Most crime drama follows a well-ploughed furrow: there's a mystery and mean streets and, more often than not, a hero or heroine who is neither tarnished nor afraid. And the real point isn't the furrow but how well it's ploughed. The first thing to say about The Field of Blood is that it leaves behind it the kind of furrow that wins rosettes, arrow-straight and with a burnished gleam on every turned sod. The second thing to say is that there are an awful lot of sods around. Based on the first of Denise Mina's Paddy Meehan crime series, the drama is set in an Eighties Glasgow newsroom as yet untouched by equal opportunities legislation (or, for that matter, common human decency). "Mean spirited bunch of bastards," the editor says of his colleagues. "Hearts like bone, minds trained to think the worst of everyone." He's being generous.

Despite this, Paddy dreams of becoming a journalist, making the jump from being the "fat tart who makes the coffee" (Paddy's genteel editor again) to investigative reporter. She's doing this in the teeth of family opposition (her mother thinks she should just settle down and marry nice wee Sean) and the engrained sexism of the newsroom, and in Jayd Johnson's excellent performance, she's perfectly poised between vulnerability and toughness. Paddy has low self-esteem (her grapefruit and egg diet is one of the drama's deft period details) but enough ambition to wedge herself into a developing story about a murdered child, a case that she begins to believe may involve a miscarriage of justice.

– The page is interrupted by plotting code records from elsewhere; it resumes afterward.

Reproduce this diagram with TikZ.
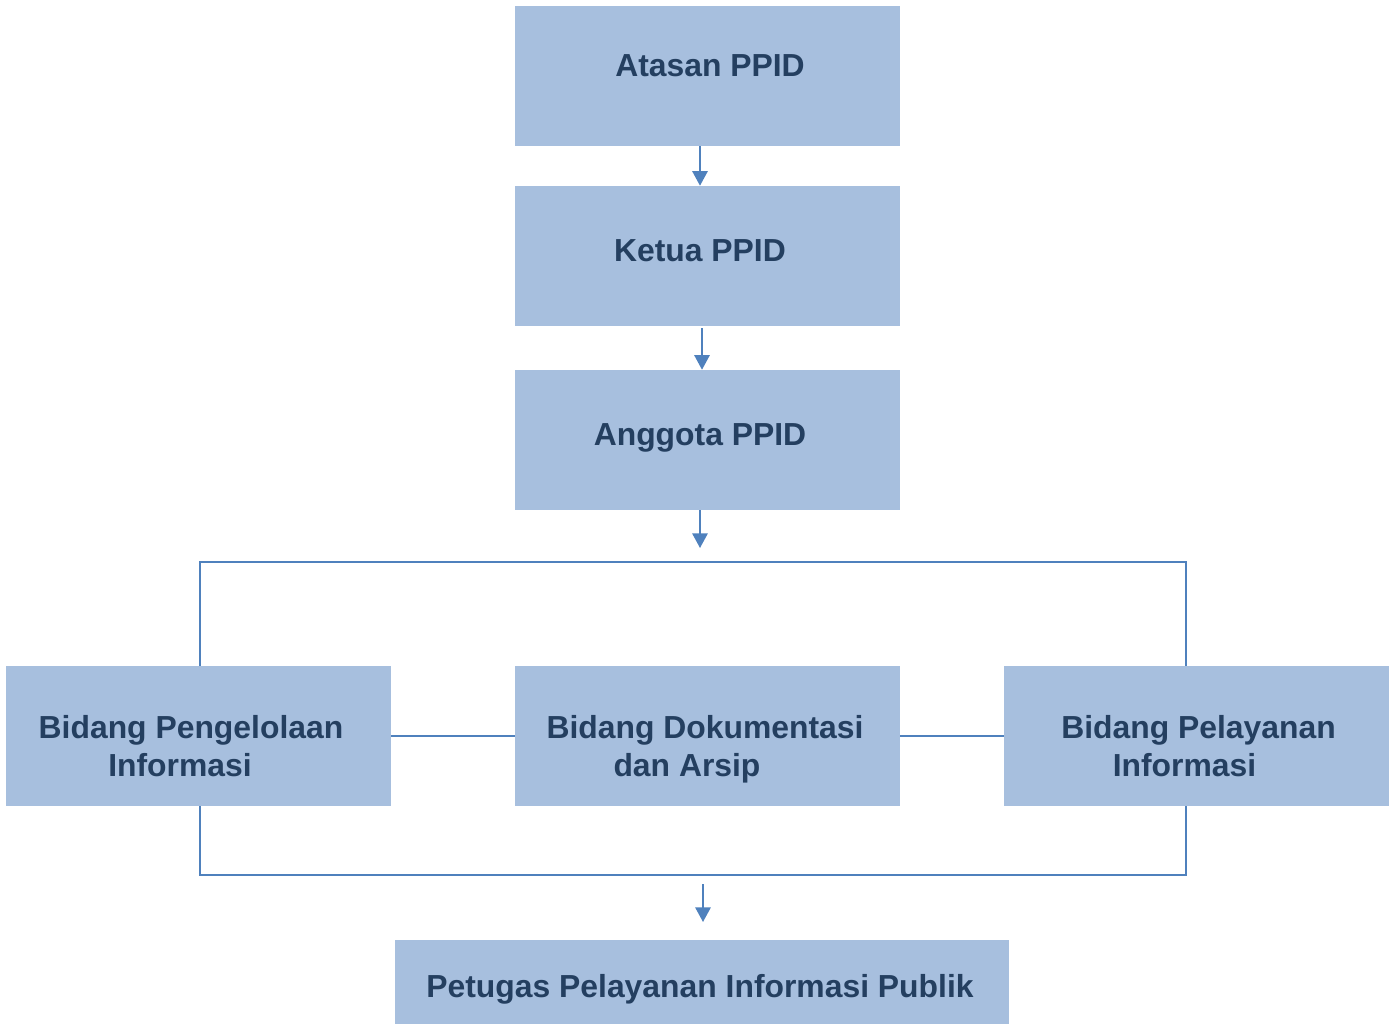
\documentclass[tikz,border=0pt]{standalone}
\usepackage{fontspec}
\setmainfont{Liberation Sans}
\usetikzlibrary{arrows.meta}
\definecolor{boxfill}{HTML}{A7BFDE}
\definecolor{boxtext}{HTML}{243F60}
\definecolor{linkblue}{HTML}{4F81BD}
\tikzset{
  box/.style={fill=boxfill, draw=none, inner sep=0pt, minimum width=288.75pt, minimum height=105pt},
  lbl/.style={text=boxtext, font=\bfseries\fontsize{23.9}{28.5}\selectfont, align=center, inner sep=0pt, anchor=base},
  link/.style={draw=linkblue, line width=1.5pt},
  arr/.style={link, -{Triangle[length=11pt,width=11.5pt]}}
}
\begin{document}
\begin{tikzpicture}[x=0.75pt,y=0.75pt,yscale=-1,xscale=1]
	\useasboundingbox (0,0) rectangle (1391,1024);

	%Shape: Rectangles
	\node [box] (atasan) at (707.5,76) {};
	\node [box] (ketua) at (707.5,256) {};
	\node [box] (anggota) at (707.5,440) {};
	\node [box] (pengelolaan) at (198.5,736) {};
	\node [box] (dokumentasi) at (707.5,736) {};
	\node [box] (pelayanan) at (1196.5,736) {};
	\node [box, minimum width=460.5pt, minimum height=63pt] (petugas) at (702,982) {};

	% Text Node
	\node [lbl] (atasanLbl) at (710,76) {Atasan PPID};
	\node [lbl] (ketuaLbl) at (700,261) {Ketua PPID};
	\node [lbl] (anggotaLbl) at (700,445) {Anggota PPID};
	\node [lbl] (pengelolaanLbl) at (191,776) {Bidang Pengelolaan\\Informasi\hspace*{16.5pt}};
	\node [lbl] (dokumentasiLbl) at (705,776) {Bidang Dokumentasi\\dan Arsip\hspace*{27pt}};
	\node [lbl] (pelayananLbl) at (1198.5,776) {Bidang Pelayanan\\Informasi\hspace*{21pt}};
	\node [lbl] (petugasLbl) at (700,997) {Petugas Pelayanan Informasi Publik};

	%Straight Lines
	\coordinate (frameL) at (200,562);
	\coordinate (frameR) at (1186,562);
	\coordinate (frameBL) at (200,875);
	\coordinate (frameBR) at (1186,875);
	\draw [link] (pengelolaan.north -| frameL) -- (frameL) -- (frameR) -- (pelayanan.north -| frameR);
	\draw [link] (pengelolaan.south -| frameBL) -- (frameBL) -- (frameBR) -- (pelayanan.south -| frameBR);
	\draw [link] (pengelolaan.east) -- (dokumentasi.west);
	\draw [link] (dokumentasi.east) -- (pelayanan.west);

	%Arrows
	\coordinate (anggotaOut) at (700,548);
	\coordinate (petugasIn) at (703,884);
	\draw [arr] (atasan.south -| 700,0) -- (ketua.north -| 700,0);
	\draw [arr] (ketua.south -| 702,0) ++(0,2) -- (anggota.north -| 702,0);
	\draw [arr] (anggota.south -| anggotaOut) -- (anggotaOut);
	\draw [arr] (petugasIn) -- ++(0,38);

\end{tikzpicture}
\end{document}
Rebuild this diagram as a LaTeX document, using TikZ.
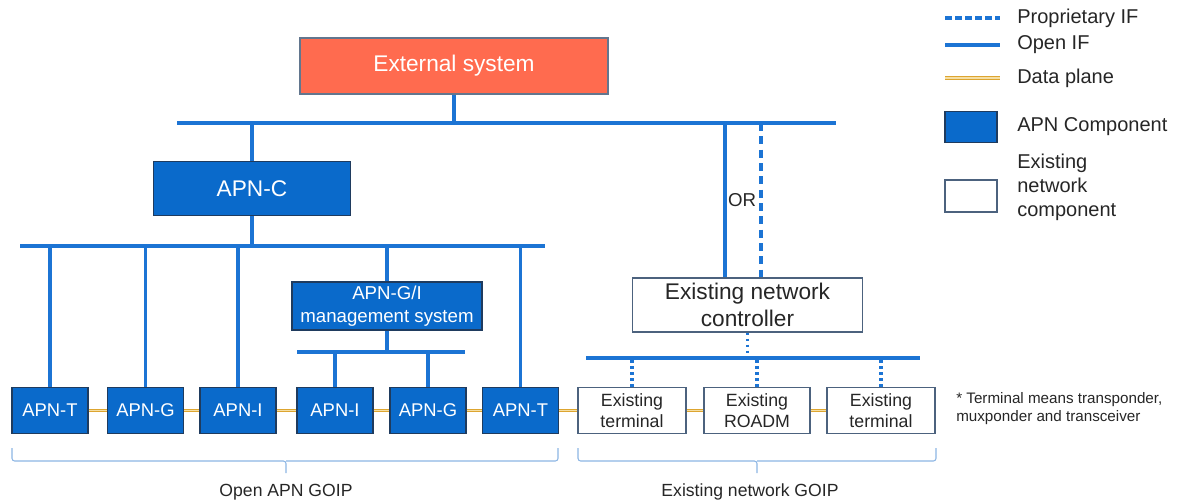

Like The Killing, The Field of Blood understands that it's not the crime that's interesting, so much as what it does to the people affected by it. So Paddy's home life, cramped by her mother's disapproval and her younger sister's scorn, is more important here than plot twists and revelations. You can see why she wants to get out so badly, but that doesn't mean that her escape route doesn't involve compromises. She dreams of being another Ludovic Kennedy – heroically righting wrongs – but finds herself doorstepping grieving mothers. And when it emerges that there might be a family connection to a boy charged with the crime, she finds that journalistic ambition and personal loyalties aren't always compatible.

David Kane's adaptation retains the gutter wit of Mina's original and the period grot of its setting – a newspaper office where the union rep is still a force to be reckoned with and the closest you get to an internet search is a folder packed with yellowing cuttings. It also delivers a great performance from David Morrissey as Devlin, a foul-mouthed editor who may yet reveal himself to have a splinter of humanity concealed within the cynicism. After he's advised Paddy to give up her ambitions, she replies with an idealistic speech about making a difference and the drama seems to teeter for a moment on the brink of the wrong kind of naivety. Then Devlin reassures us: "Fuck me, I've just had a Frank Capra moment," he says. As I say, a sod with a gleam.

"Why do so many people continue to believe?" asked The Conspiracy Files, questioning the dogmatic belief of 9/11 truthers that it was all a government set-up. They could have saved 58 minutes of our time by answering, "Because they're credulous fools", but then there would have been no reason to rehearse the wilder theories of the conspiracists and, yet again, point out their gaping flaws. And the truth is that even sceptics aren't immune to the charm of conspiracies. They irritate like a mosquito bite and refutation is as irresistible as scratching. Doesn't work, of course, since what conspiracists crave above all else is attention, and any kind will do. "Ideas are bullet-proof," concluded one of the most vainglorious 9/11 careerists, Alex Jones. No. Conspiracy theories are contradiction-proof. We should really stop scratching and let them talk to one another.

If you put money on an iPad or an iPhone coming out as number one in Stephen Fry's 100 Greatest Gadgets, you'd have lost the bet. Instead, he gave the crown to the pocket lighter, on account of its Promethean magic, and even at number 10 the iPad was pipped by a Victorian apple peeler. There was some fun to be had here, but you had to go quite a long way to get it. Honestly... a hundred gadgets? Was that really necessary? After an astonishing three hours of programming time, I surely can't have been the only person thinking that the DVD machine and fast-forward button deserved a higher placing.